Welcome back to another Farm Friday with Hawkins! This week he’s talking about cherry bloom, cherry set, and “June drop”.
Video Transcript:
“Hawkins Gebbers here again on Farm Friday! This many cherries blossomed. This many set, okay. Bees got to them, they got pollinated, cross-pollinated. When this many set not all of them are gonna make it to harvest. Look at this, come in here. Right there there’s two matchsticks that set, oh they fell off! So at one point that looked like every other cherry. When petals fell we ended up with a lot of matchsticks.
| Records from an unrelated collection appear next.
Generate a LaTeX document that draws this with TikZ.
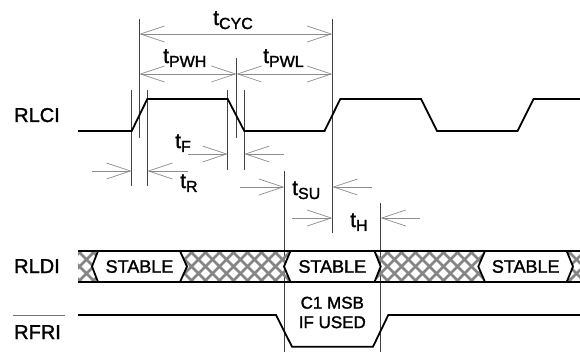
\documentclass[tikz,border=0pt]{standalone}
\usepackage{fontspec}
\setmainfont{Liberation Sans}[BoldFont=Liberation Sans, BoldFeatures={FakeBold=1.6}]
\usetikzlibrary{arrows.meta}
\newcommand\tsym[1]{{\fontsize{21}{21}\selectfont t}\raisebox{-4pt}{\fontsize{16}{16}\selectfont #1}}
\begin{document}
\begin{tikzpicture}[x=1pt,y=-1pt,
  font=\bfseries,
  sig/.style={line width=1.8pt, line join=miter, line cap=butt},
  guide/.style={line width=0.7pt, black!75},
  dim/.style={line width=0.7pt, black!45},
  dimtip/.tip={Straight Barb[length=24pt,width=16pt,line width=0.7pt]},
  hatchline/.style={line width=2.8pt, black!48},
  lab/.style={inner sep=0pt, anchor=base west, font=\bfseries\fontsize{20}{20}\selectfont},
  tlab/.style={inner sep=0pt, anchor=base west, font=\bfseries},
  stab/.style={inner sep=0pt, font=\bfseries\fontsize{18}{18}\selectfont}
]
\useasboundingbox (0,0) rectangle (580,352);

% vertical guide lines
\draw[guide] (131.7,90) -- (131.7,186);
\draw[guide] (139.3,19) -- (139.3,138);
\draw[guide] (147.3,90) -- (147.3,186);
\draw[guide] (227.7,90) -- (227.7,170);
\draw[guide] (236.5,58) -- (236.5,138);
\draw[guide] (244.3,90) -- (244.3,170);
\draw[guide] (332.3,19) -- (332.3,233);
\draw[guide] (284,171) -- (284,352);
\draw[guide] (380.7,203) -- (380.7,352);

% dimension arrows
\coordinate (cycL) at (139.3,34); \coordinate (cycR) at (332.3,34);
\draw[dim,dimtip-dimtip] (cycL) -- (cycR);
\coordinate (pwL) at (139.3,74); \coordinate (pwM) at (236.5,74); \coordinate (pwR) at (332.3,74);
\draw[dim,dimtip-dimtip] (pwL) -- (pwM);
\draw[dim,dimtip-dimtip] (pwM) -- (pwR);
% tF
\coordinate (tfa) at (188,154); \coordinate (tfb) at (227.7,154);
\coordinate (tfc) at (284,154); \coordinate (tfd) at (244.3,154);
\draw[dim,-dimtip] (tfa) -- (tfb);
\draw[dim,-dimtip] (tfc) -- (tfd);
% tR
\coordinate (tra) at (92,171); \coordinate (trb) at (131.7,171);
\coordinate (trc) at (188,171); \coordinate (trd) at (147.3,171);
\draw[dim,-dimtip] (tra) -- (trb);
\draw[dim,-dimtip] (trc) -- (trd);
% tSU
\coordinate (sua) at (240,187); \coordinate (sub) at (284,187);
\coordinate (suc) at (372,187); \coordinate (sud) at (332.3,187);
\draw[dim,-dimtip] (sua) -- (sub);
\draw[dim,-dimtip] (suc) -- (sud);
% tH
\coordinate (ha) at (292,218); \coordinate (hb) at (332.3,218);
\coordinate (hc) at (420,218); \coordinate (hd) at (380.7,218);
\draw[dim,-dimtip] (ha) -- (hb);
\draw[dim,-dimtip] (hc) -- (hd);

% timing labels
\node[tlab] (tcyc) at (213,25) {\tsym{CYC}};
\node[tlab] (tpwh) at (163,63) {\tsym{PWH}};
\node[tlab] (tpwl) at (263,63) {\tsym{PWL}};
\node[tlab] (tf) at (175,148) {\tsym{F}};
\node[tlab] (tr) at (180,188) {\tsym{R}};
\node[tlab] (tsu) at (292,195) {\tsym{SU}};
\node[tlab] (th) at (350,227) {\tsym{H}};

% signal names
\node[lab] (rlci) at (14,122) {RLCI};
\node[lab] (rldi) at (14,273) {RLDI};
\node[lab] (rfri) at (14,339) {RFRI};
\draw[line width=1.4pt, black!55] (13,315.7) -- (65,315.7);

% RLCI waveform
\draw[sig] (78,131) -- (131.7,131) -- (147.3,99) -- (227.7,99) -- (244.3,131)
  -- (324.5,131) -- (340.3,99) -- (421,99) -- (437,131) -- (517.5,131) -- (533.5,99) -- (580,99);

% RLDI bus hatch
\begin{scope}
  \clip (78,251) rectangle (580,282);
  \foreach \i in {50,64,...,600} {
    \draw[hatchline] (\i,251) -- (\i+31,282);
    \draw[hatchline] (\i,282) -- (\i+31,251);
  }
\end{scope}
\filldraw[sig, fill=white] (92,266.5) -- (98,251) -- (180,251) -- (187,266.5) -- (180,282) -- (98,282) -- cycle;
\filldraw[sig, fill=white] (284,266.5) -- (290.5,251) -- (374.5,251) -- (380.7,266.5) -- (374.5,282) -- (290.5,282) -- cycle;
\filldraw[sig, fill=white] (478.3,266.5) -- (485,251) -- (566.7,251) -- (573,266.5) -- (566.7,282) -- (485,282) -- cycle;
\draw[sig] (78,251) -- (580,251);
\draw[sig] (78,282) -- (580,282);
\node[stab] (s1) at (139.5,266.5) {STABLE};
\node[stab] (s2) at (332.3,266.5) {STABLE};
\node[stab] (s3) at (525.7,266.5) {STABLE};

% RFRI waveform
\draw[sig] (78,315) -- (276,315) -- (292,346.7) -- (373,346.7) -- (388.3,315) -- (580,315);
\node[inner sep=0pt, align=center, font=\bfseries\fontsize{17}{19.5}\selectfont] (c1) at (332.3,312.5) {C1 MSB\\IF USED};
\end{tikzpicture}
\end{document}
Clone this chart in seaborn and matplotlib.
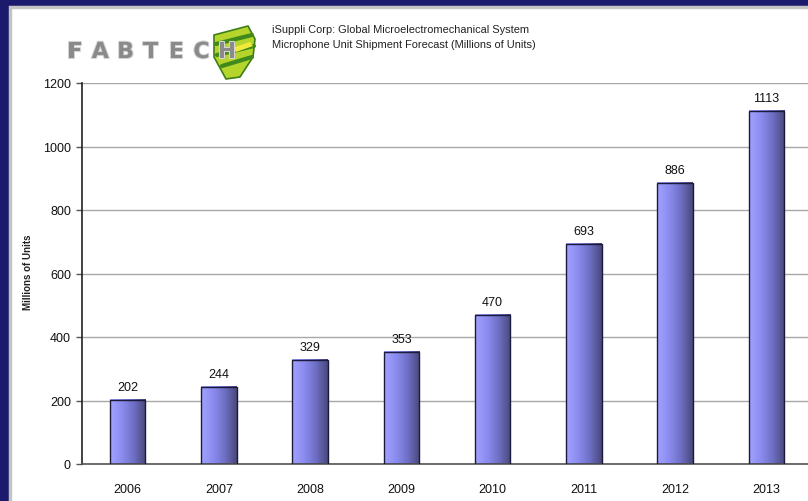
import matplotlib
matplotlib.use("Agg")
import matplotlib.pyplot as plt
import matplotlib.patches as mpatches
from matplotlib.colors import LinearSegmentedColormap
import matplotlib.patheffects as pe
import seaborn as sns
import numpy as np
import pandas as pd

years = ["2006", "2007", "2008", "2009", "2010", "2011", "2012", "2013"]
shipments = [202, 244, 329, 353, 470, 693, 886, 1113]
y_ticks = [0, 200, 400, 600, 800, 1000, 1200]
title_lines = ["iSuppli Corp: Global Microelectromechanical System",
               "Microphone Unit Shipment Forecast (Millions of Units)"]
y_label = "Millions of Units"

sns.set_theme(style="white")
plt.rcParams['font.family'] = ['Liberation Sans', 'DejaVu Sans']

W, H = 808, 502
fig = plt.figure(figsize=(W / 100, H / 100), dpi=100)
fig.patch.set_facecolor("#1b1a6c")

# white panel with light grey edge
panel = mpatches.Rectangle((10 / W, -0.1), 1.2, (H - 8) / H + 0.1,
                           transform=fig.transFigure, facecolor="white",
                           edgecolor="#c4c4c4", linewidth=2.5, zorder=-5)
fig.patches.append(panel)

ax = fig.add_axes([82 / W, 37 / H, 730 / W, 381 / H])
ax.set_facecolor("none")
ax.set_zorder(1)

df = pd.DataFrame({"year": years, "value": shipments})
sns.barplot(data=df, x="year", y="value", ax=ax, width=0.39,
            color="#8080e0", edgecolor="#1a1a3a", linewidth=1.0,
            saturation=1, zorder=3)

ax.set_ylim(0, 1200)
ax.set_xlim(-0.5, len(years) - 0.5)

# gradient fill on each bar
cmap = LinearSegmentedColormap.from_list(
    "bar", ["#a2a2ff", "#8c8cf0", "#6e6ec4", "#48487a"])
grad = np.linspace(0, 1, 256).reshape(1, -1)
for p in ax.patches:
    x0, y0 = p.get_x(), p.get_y()
    w, h = p.get_width(), p.get_height()
    p.set_facecolor("none")
    ax.imshow(grad, cmap=cmap, aspect="auto", extent=[x0, x0 + w, y0, y0 + h],
              zorder=2.5, interpolation="bilinear")
ax.set_ylim(0, 1200)
ax.set_xlim(-0.5, len(years) - 0.5)
ax.set_aspect("auto")

for c in ax.containers:
    ax.bar_label(c, padding=5, fontsize=9, color="#111111")

ax.set_yticks(y_ticks)
ax.set_yticklabels([str(t) for t in y_ticks], fontsize=9, color="#111111")
ax.yaxis.grid(True, color="#a8a8a8", linewidth=1.0)
ax.set_axisbelow(True)

ax.set_xticks(range(len(years)))
ax.set_xticklabels(years, fontsize=9, color="#111111")
ax.set_xticks(np.arange(-0.5, len(years), 1.0), minor=True)
ax.tick_params(axis="x", which="major", length=0, pad=14)
ax.tick_params(axis="x", which="minor", length=4, width=1, color="#555555", direction="out")
ax.tick_params(axis="y", length=4, width=1, color="#555555", direction="out", pad=4, left=True)

ax.set_xlabel("")
ax.set_ylabel("")
for s in ["top", "right"]:
    ax.spines[s].set_visible(False)
ax.spines["left"].set_color("#222222")
ax.spines["left"].set_linewidth(1.2)
ax.spines["bottom"].set_color("#555555")
ax.spines["bottom"].set_linewidth(1.2)

fig.text(28 / W, 1 - 272 / H, y_label, rotation=90, ha="center", va="center",
         fontsize=7, fontweight="bold", color="#222222")

# title
fig.text(272 / W, 1 - 30 / H, title_lines[0], ha="left", va="center",
         fontsize=7.9, color="#222222")
fig.text(272 / W, 1 - 45 / H, title_lines[1], ha="left", va="center",
         fontsize=7.9, color="#222222")

# FABTECH logo
shield_pts = [(214, 36), (248, 27), (255, 40), (253, 58), (240, 78),
              (226, 80), (214, 58)]
shield = mpatches.Polygon([(x / W, 1 - y / H) for x, y in shield_pts],
                          closed=True, transform=fig.transFigure,
                          facecolor="#b5d42c", edgecolor="#3f7d18",
                          linewidth=1.2, zorder=1)
fig.patches.append(shield)
stripes = [((216, 45), (252, 36)), ((217, 56), (254, 47)), ((222, 67), (252, 58))]
for (xa, ya), (xb, yb) in stripes:
    fig.lines.append(plt.Line2D([xa / W, xb / W], [1 - ya / H, 1 - yb / H],
                                transform=fig.transFigure, color="#3f8a1a",
                                linewidth=3, zorder=1.5))
hl = mpatches.Polygon([(x / W, 1 - y / H) for x, y in
                       [(232, 49), (250, 43), (253, 47), (236, 53)]],
                      closed=True, transform=fig.transFigure,
                      facecolor="#f2ea3a", edgecolor="none", zorder=1.6)
fig.patches.append(hl)

letters = "FABTECH"
for i, ch in enumerate(letters):
    fig.text((75 + i * 25.3) / W, 1 - 53 / H, ch, ha="center", va="center",
             fontsize=16, fontweight="bold", family="DejaVu Sans",
             color="#8a8a8a", zorder=3,
             path_effects=[pe.withStroke(linewidth=1.5, foreground="#d4d4d4")])

fig.savefig("out.png", dpi=100, facecolor=fig.get_facecolor())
These didn’t develop so that’s already dropped so now we have all healthy cherries that have made it to this point. Now we’re looking for the June drop. So the June drop is when a cherry tree decides through the stress and development of the early spring what is actually viable that it wants to raise to harvest. Here’s a good example, come in over here from my view. That cherry, May drop. Okay, you want to see what’s going to be a June drop? Anything with red or yellow on it already hard and a little bit smaller is going to drop. You’re going to drop, you’re going to drop, gonna drop. So if you show up to your cherry block and you’re super stoked about how many cherries are in it and it’s already red at this stage it’s like well it was gonna be an awesome season and now it’s gonna be an okay season. Other times you have like an overloaded crop in May and you’re like oh no the quality is going to be poor and then you see your June drop and it drops like 40% of the cherries now you have the quality you want. That’s what we want as farmers – to come to the marketplace with big hard calcium filled high bricks cherries.”